The strong funding position of TSERS has insulated the state from problems facing other states.

Today, the N.C. Department of State Treasurer administers four major retirement systems—the Teachers’ and State Employees’ Retirement System (TSERS), the Local Governmental Employees’ Retirement System (LGERS), the Consolidated Judicial Retirement System (CJRS), and the Legislative Retirement System (LRS). Additionally, the Department administers several smaller pension plans, including the Register of Deeds’ Supplemental Pension Fund, (RDSPF), the North Carolina National Guard Pension Fund (NGPF), and the Firefighters’ and Rescue Squad Workers’ Pension Fund (FRSWPF), along with a number of supplemental retirement savings, death, disability, and other benefit plans and programs (see table 1).33

Table 1
Table 1

The N.C. General Statutes authorize the major retirement systems and entrust their governance to various boards of trustees. Governance of TSERS, the Consolidated Judicial Retirement System, and the Legislative Retirement System rests with a 13-member board that the State Treasurer chairs and that has members drawn from active and retired State teachers, employees, and members of the public.

Nine members are appointed by the Governor, two members are appointed by the General Assembly, and two members serve ex-officio (the State Treasurer and the Superintendent of Public Instruction). The LGERS board contains five of the same individuals who serve on the TSERS board, along with seven members with various ties to local governments and one active or retired member of the Firefighters’ and Rescue Squad Workers’ Pension Fund (FRSWPF). Note that LGERS and FRSWPF differ from the other systems in that participation is not mandatory. All agencies eligible for participation, with the notable exception of charter schools, must participate in TSERS, whereas local units of government or fire and rescue agencies may opt into LGERS or FRSWPF, respectively. A separate Board of Trustees governs the three supplemental retirement income plans.34

TSERS is what most people have in mind when they think of the state pension system. The largest system in terms of members and assets, TSERS covers “all full-time teachers and State employees in all public school systems, universities, departments, institutions, and agencies of the state.”35  As of December 31, 2013, TSERS had 310,370 active members, 125,513 inactive ones, and 187,448 beneficiaries.36 Some 64.2 percent of active members work in education (of whom 76.4 percent are classroom teachers).37 Women account for 68.9 percent of active plan participants, and 66.9 percent of all active members are age 40 or older; additionally, the average annual compensation of active TSERS members is $41,351.38
TSERS members earn benefits based on a formula linked to average final compensation and years of service.

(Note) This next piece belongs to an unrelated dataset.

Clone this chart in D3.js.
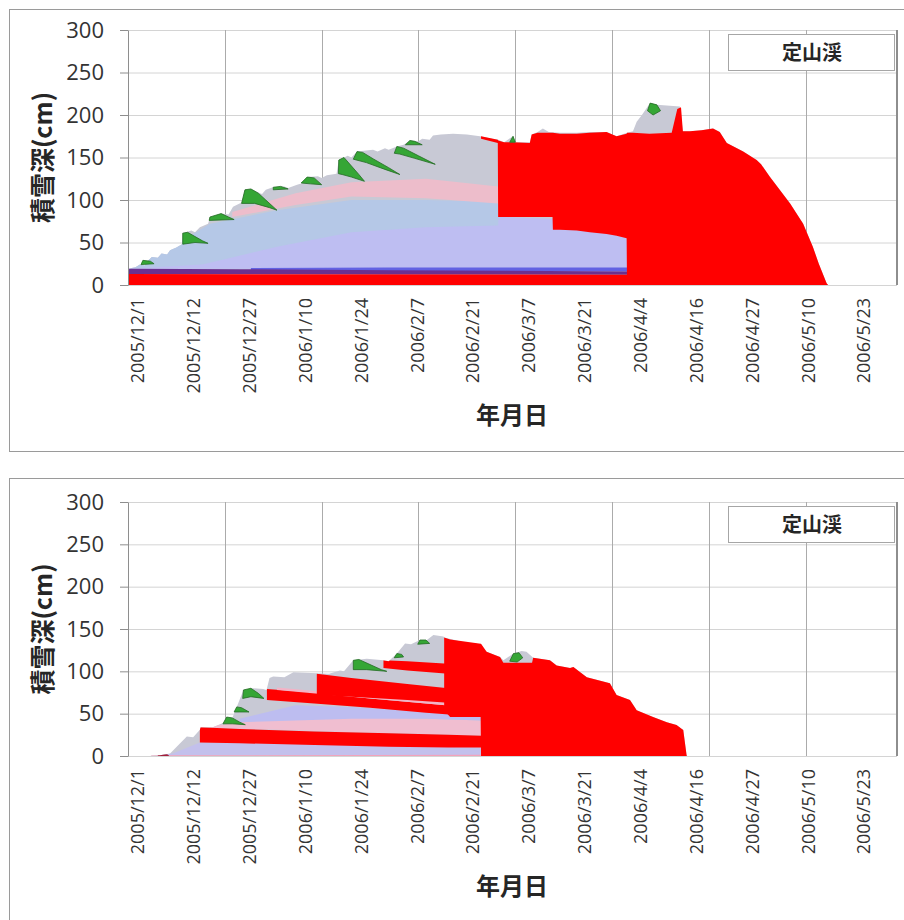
<!DOCTYPE html>
<html>
<head>
<meta charset="utf-8">
<script src="https://cdn.jsdelivr.net/npm/d3@7"></script>
<style>
  body { margin: 0; background: #fff; }
  text { font-family: "Open Sans", "Liberation Sans", sans-serif; }
  .cjk { font-family: "Noto Sans CJK JP", sans-serif; font-weight: bold; }
</style>
</head>
<body>
<script>
// axis labels (category axis, one label every 15 steps)
var dateLabels = ["2005/12/1", "2005/12/12", "2005/12/27", "2006/1/10", "2006/1/24", "2006/2/7",
  "2006/2/21", "2006/3/7", "2006/3/21", "2006/4/4", "2006/4/16", "2006/4/27", "2006/5/10", "2006/5/23"];
var labelSteps = [2.5, 17.5, 32.5, 47.5, 62.5, 77.5, 92.5, 107.5, 122.5, 137.5, 152.5, 167.5, 182.5, 197.5];
var gridSteps = [26, 52, 78, 104, 130, 156, 182];
var depthTicks = [0, 50, 100, 150, 200, 250, 300];
var stationName = "定山渓";

// ---------- upper chart : [step, depth cm] ----------
var upperDepth = [[0,19],[2,21],[3.2,24],[4.5,23],[5,27],[6.4,33],[8,32],[9,37],[10.5,36],[11.3,41],
  [13,44],[14.5,48],[14.7,61],[17,64],[18,62],[19.3,68],[21.5,72],[22,79],[24,78],[25,84],[27,83],
  [28.2,92],[30.5,97],[31.4,112],[33,113],[35.4,108],[36,107],[37,112],[38.9,115],[42,116],[43,114],
  [45.4,118],[47,120],[48.1,127],[51,128],[52,126],[53.4,129],[56,131],[56.6,147],[59,152],[60,150],
  [61.5,157],[65.8,159],[67,157],[69,161],[70,159],[72.2,163],[74,165],[75.7,170],[78,169],[79,172],
  [81,171],[81.9,176],[84,177],[87.3,178],[91,177],[94.5,175],[99.4,171],[101,168],[103.4,175],[104,168],
  [107.9,168],[108.4,177],[110,180],[111.4,184],[113,180],[116,179],[120.5,179],[124,180],[128.5,180],
  [131.2,175],[134,179],[135.6,181],[136.6,192],[138,200],[140.2,214],[142,212],[148.2,210],[149,181],
  [150.9,181],[154,182],[157.1,184],[158.9,180],[160.8,167],[163,162],[165.2,157],[168.8,147],[170,142],
  [172.4,127],[175,112],[177.8,96],[181.3,72],[183.9,45],[185.5,25],[187.6,2],[188,0]];

// layers : [step, bottom cm, top cm]
var upperLightBlue = [[0,19,30],[10,19,40],[22,19,72],[40,19,88],[60,19,100],[80,19,100],[99.4,19,98],[99.5,19,80],[134,19,60]];
var upperLavender = [[0,19,19],[20,19,24],[40,19,45],[60,19,62],[80,19,68],[99.4,19,70],[99.5,19,80],[114,19,78],[134,19,55]];
var upperPink = [[28,80,86],[45,94,108],[60,104,121],[80,102,125],[99.4,96,116]];
var upperBlue = [[33,16.5,20],[70,16.5,20.5],[134,16,20.5]];
var upperPurple = [[0,13,19],[30,13,18.5],[70,12.5,17.5],[134,12,16]];
var upperBaseRed = [[0,0,13],[134,0,12]];
var upperWet = [[94.8,172,175],[99.3,167,171],[99.4,80,170],[101,80,168],[103.4,80,168],[107.9,80,167],
  [108.4,80,177],[110,80,179],[114,80,179],[114.1,65,179],[116,65,178],[120.5,64,178],[124,62,179],
  [128.5,60,180],[131.2,58,175],[133.9,55,178],[134,0,179],[135.6,0,179],[140,0,178],[146,0,179],
  [147.5,0,207],[148.5,0,209],[149,0,181],[150.9,0,181],[154,0,182],[157.1,0,184],[158.9,0,180],
  [160.8,0,167],[163,0,162],[165.2,0,157],[168.8,0,147],[170,0,142],[172.4,0,127],[175,0,112],
  [177.8,0,96],[181.3,0,72],[183.9,0,45],[185.5,0,25],[187.6,0,2],[188,0,0]];
// new snow wedges : outline [step, cm]
var upperNewSnow = [
  [[3.5,24],[4,29],[6,28],[7,25]],
  [[14.7,48],[14.7,61],[16,62],[18,57],[20,52],[21.5,49],[18,50]],
  [[21.8,76],[22,80],[25,84],[27,80],[28.5,77]],
  [[30.5,96],[31.4,112],[33,113],[35,108],[37,100],[40,88],[38,91],[34,96]],
  [[39,112],[39,115],[41,116],[43,113]],
  [[46.5,120],[48.1,127],[50,126],[52,118],[49,119]],
  [[56.5,131],[56.6,147],[58,150],[60,140],[62,130],[63.5,122],[60,127],[57.5,130]],
  [[60.5,148],[61.5,157],[63,156],[66,148],[70,138],[73,130],[69,136],[64,144]],
  [[71.5,155],[72.2,163],[74,161],[78,152],[82.5,142],[77,149],[73,154]],
  [[74.5,165],[75.7,170],[77,169],[79,165]],
  [[102.5,168],[103.4,175],[104,168]],
  [[139.5,205],[140.2,214],[142,212],[143,205],[141,200]]
];

// ---------- lower chart ----------
var lowerDepth = [[6,0],[6.4,0.5],[8.6,1],[11.3,3],[14,15],[15.8,23],[17.5,22],[19.3,31],[19.5,34],[22.8,34],
  [25.5,39],[26.5,46],[28,45],[29.2,58],[31,78],[33.6,80],[36.3,79],[37.2,78],[38,92],[39,94],[42,93],
  [44.4,99],[50.7,97.6],[54,97],[56.9,101],[58,100],[60.5,113],[64.1,115],[68.6,113],[70,112],[72.2,121],
  [74.4,133],[76,132],[78.4,137],[80,136],[82,143],[84.7,141],[84.9,140],[87.8,137],[91,133],[93.6,133],
  [96.3,123],[99.9,117],[100.8,113],[103.5,121],[105.7,124],[107,123],[108.8,116],[113.3,113],[115.1,107],
  [118.7,104],[119.6,105],[123.2,93],[127.6,88],[129.4,86],[131.2,72],[134.8,66],[136.6,54],[141,46],
  [144.7,40],[147.3,36.6],[149.1,30.7],[150,1],[150.1,0]];
var lowerBottomLav = [[8,1,1],[12,1,3],[19.3,1,16],[40,1,15],[60,1,13],[80,1,11],[95,1,10]];
var lowerPinkLine = [[6,0,0.8],[95,0,1.5]];
var lowerPink = [[22,33,35],[40,31,45],[60,28,46],[80,26,44],[95,24,42]];
var lowerLavender = [[30,40,44],[45,42,60],[60,44,58],[80,44,52],[95,42,47]];
var lowerWet1 = [[19.3,16,34],[30,15,32],[50,13,29],[70,11,27],[86,10,25],[95,10,24]];
var lowerWet2 = [[37.3,66,79],[50,62,75],[65,57,68],[80,51,62],[95,46,56]];
var lowerPinkThin = [[40,78,81],[65,68,71],[95,56,59]];
var lowerWet3 = [[50.7,72,97],[60,70,92],[75,66,85],[86,63,80],[95,60,77]];
var lowerWet4 = [[68.6,104,113],[75,101,112],[86,97,109],[95,95,107]];
var lowerDarkBit = [[8,0,1],[9,0,2.5],[10.5,0,2],[11,0,0.5]];
var lowerWet = [[84.9,54,140],[86.5,46,137.5],[94.7,46,132.5],[94.8,0,132.5],[96.3,0,123],[99.9,0,117],
  [100.8,0,110],[108.5,0,110],[108.8,0,116],[113.3,0,113],[115.1,0,107],[118.7,0,104],[119.6,0,105],
  [123.2,0,93],[127.6,0,88],[129.4,0,86],[131.2,0,72],[134.8,0,66],[136.6,0,54],[141,0,46],[144.7,0,40],
  [147.3,0,36.6],[149.1,0,30.7],[150,0,1],[150.1,0,0]];
var lowerNewSnow = [
  [[25.5,38],[26.5,46],[28,45],[30,40],[31.5,37],[28,38]],
  [[28.5,52],[29.2,58],[30.5,57],[32.5,52],[30,52]],
  [[30.8,68],[31,78],[33,80],[35,74],[36.5,68],[33,70]],
  [[60.5,102],[60.5,113],[62,114],[65,108],[68,102],[69.5,100],[64,102]],
  [[71.5,116],[72.2,121],[73.5,120],[74,117]],
  [[77.8,132],[78.4,137],[80,137],[81,133]],
  [[102.5,112],[103.5,121],[105,122],[106,116],[104.5,111]]
];

var panels = [
  { boxY: 9.5, top: 30, bottom: 285, depth: upperDepth, wet: upperWet, snow: upperNewSnow,
    layers: [
      {d: upperLightBlue, c: "#b5c8e7"},
      {d: upperLavender, c: "#bebef2"},
      {d: upperPink, c: "#edbdcb"},
      {d: upperBlue, c: "#6262e2"},
      {d: upperPurple, c: "#6b3090"},
      {d: upperBaseRed, c: "#ff0000"}
    ]},
  { boxY: 478.5, top: 502, bottom: 756, depth: lowerDepth, wet: lowerWet, snow: lowerNewSnow,
    layers: [
      {d: lowerBottomLav, c: "#c3c0ec"},
      {d: lowerPinkLine, c: "#f2a2bb"},
      {d: lowerPink, c: "#f0bed0"},
      {d: lowerLavender, c: "#bdbdf0"},
      {d: lowerWet1, c: "#ff0000"},
      {d: lowerWet2, c: "#ff0000"},
      {d: lowerPinkThin, c: "#f3b3c6"},
      {d: lowerWet3, c: "#ff0000"},
      {d: lowerWet4, c: "#ff0000"},
      {d: lowerDarkBit, c: "#a3203a"}
    ]}
];

var svg = d3.select("body").append("svg")
    .attr("width", 904)
    .attr("height", 920);

var x = d3.scaleLinear().domain([0, 206.5]).range([128, 897]);

panels.forEach(function(p, k) {
  var y = d3.scaleLinear().domain([0, 300]).range([p.bottom, p.top]);
  var g = svg.append("g");

  // outer frame
  g.append("rect")
      .attr("x", 9.5).attr("y", p.boxY)
      .attr("width", 910).attr("height", 442)
      .attr("fill", "#fff").attr("stroke", "#9a9a9a");

  // grid
  g.selectAll("line.hgrid").data(depthTicks).enter().append("line")
      .attr("class", "hgrid")
      .attr("x1", x.range()[0]).attr("x2", x.range()[1])
      .attr("y1", function(d) { return y(d) + 0.5; })
      .attr("y2", function(d) { return y(d) + 0.5; })
      .attr("stroke", "#d4d4d4");
  g.selectAll("line.vgrid").data(gridSteps).enter().append("line")
      .attr("class", "vgrid")
      .attr("x1", function(d) { return Math.round(x(d)) + 0.5; })
      .attr("x2", function(d) { return Math.round(x(d)) + 0.5; })
      .attr("y1", p.top).attr("y2", p.bottom)
      .attr("stroke", "#ababab");

  var band = d3.area()
      .x(function(d) { return x(d[0]); })
      .y0(function(d) { return y(d[1]); })
      .y1(function(d) { return y(d[2]); });
  var surface = d3.area()
      .x(function(d) { return x(d[0]); })
      .y0(y(0))
      .y1(function(d) { return y(d[1]); });
  var outline = d3.line()
      .x(function(d) { return x(d[0]); })
      .y(function(d) { return y(d[1]); });

  // whole snowpack
  g.append("clipPath").attr("id", "pack" + k)
    .append("path").attr("d", surface(p.depth));
  g.append("path")
      .attr("d", surface(p.depth))
      .attr("fill", "#c8c9d5");

  var inner = g.append("g").attr("clip-path", "url(#pack" + k + ")");
  inner.selectAll("path").data(p.layers).enter().append("path")
      .attr("d", function(d) { return band(d.d); })
      .attr("fill", function(d) { return d.c; });

  // wet snow
  g.append("path")
      .attr("d", band(p.wet))
      .attr("fill", "#ff0000");

  // new snow
  g.selectAll("path.snow").data(p.snow).enter().append("path")
      .attr("class", "snow")
      .attr("d", function(d) { return outline(d) + "Z"; })
      .attr("fill", "#35a635")
      .attr("stroke", "#236b23")
      .attr("stroke-width", 0.8);

  // y axis
  var yAxis = g.append("g")
      .attr("transform", "translate(" + x.range()[0] + ",0)")
      .call(d3.axisLeft(y).tickValues(depthTicks).tickSizeInner(8).tickSizeOuter(0).tickPadding(16));
  yAxis.select(".domain").attr("stroke", "#8e8e8e");
  yAxis.selectAll(".tick line").attr("stroke", "#8e8e8e");
  yAxis.selectAll("text")
      .style("font-size", "22px")
      .attr("fill", "#333");

  // x axis
  var xAxis = g.append("g")
      .attr("transform", "translate(0," + p.bottom + ")")
      .call(d3.axisBottom(x).tickValues(labelSteps)
        .tickFormat(function(d, i) { return dateLabels[i]; })
        .tickSize(0));
  xAxis.select(".domain").remove();
  xAxis.selectAll("text")
      .attr("transform", "rotate(-90)")
      .attr("text-anchor", "end")
      .attr("x", -13)
      .attr("y", 0)
      .attr("dy", "0.36em")
      .style("font-size", "18px")
      .attr("fill", "#333");

  // right edge of plot area
  g.append("line")
      .attr("x1", x.range()[1]).attr("x2", x.range()[1])
      .attr("y1", p.top).attr("y2", p.bottom)
      .attr("stroke", "#8e8e8e").attr("stroke-width", 2);

  // titles
  g.append("text")
      .attr("class", "cjk")
      .attr("transform", "translate(43," + (p.top + p.bottom) / 2 + ") rotate(-90)")
      .attr("text-anchor", "middle")
      .attr("dy", "0.35em")
      .style("font-size", "25px")
      .attr("fill", "#262626")
      .text("積雪深(cm)");
  g.append("text")
      .attr("class", "cjk")
      .attr("x", 512)
      .attr("y", p.bottom + 131)
      .attr("text-anchor", "middle")
      .attr("dy", "0.35em")
      .style("font-size", "24px")
      .attr("fill", "#262626")
      .text("年月日");

  // legend
  g.append("rect")
      .attr("x", 728.5).attr("y", p.top + 4.5)
      .attr("width", 166).attr("height", 36)
      .attr("fill", "#fff").attr("stroke", "#a6a6a6");
  g.append("text")
      .attr("class", "cjk")
      .attr("x", 812)
      .attr("y", p.top + 23)
      .attr("text-anchor", "middle")
      .attr("dy", "0.35em")
      .style("font-size", "20px")
      .attr("fill", "#262626")
      .text(stationName);
});
</script>
</body>
</html>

The current annual benefit is equal to 1.82 percent of average final compensation (average of four-highest paid years) for each year of service completed.39 So, a retiring employee with 30 years of service and an average final compensation of $50,000 would receive a lifetime annuity worth $27,300 per year, subject to possible future cost-of-living adjustments. That benefit would replace 54.6 percent of the employee’s average annual final compensation. Employees may qualify for unreduced benefits in three situations: 1) upon reaching age 60 and having completed 25 years of creditable service; 2) upon reaching age 65 and having completed five years of creditable service; and 3) upon completing 30 years of creditable service at any age.40

TSERS members can retire with a reduced benefit if they meet certain combinations of age and service length criteria, such as reaching age 50 and having completed 20 years of creditable service or reaching age 60 with five years of creditable service.41  The calculation for determining reduced benefits is the same one used to determine full benefits with the difference that the benefit amount is reduced by an age- and service-adjusted factor to account for the fact that the early retiree will receive payments over a longer period of time than someone who retires at the normal time. For example, an employee who retires at age 60 with 20 years of service and an average final compensation of $50,000 would receive a lifetime annuity worth $15,470 per year (subject to possible future cost- of-living adjustments). This amount is 15 percent less than the unreduced benefit amount of $18,200.42

By the end of that period [2030], approximately one of every five North Carolinians will be age 65 or older. Such an older population structure is unprecedented, and as a result, citizens, civic organizations, and public officials will confront important policy questions. Those challenges, while serious, are not unmanageable, but addressing them will require state leaders to pay heightened attention to issues of aging and to champion wise public policies focused on improving the well-being of all North Carolinians, young and old.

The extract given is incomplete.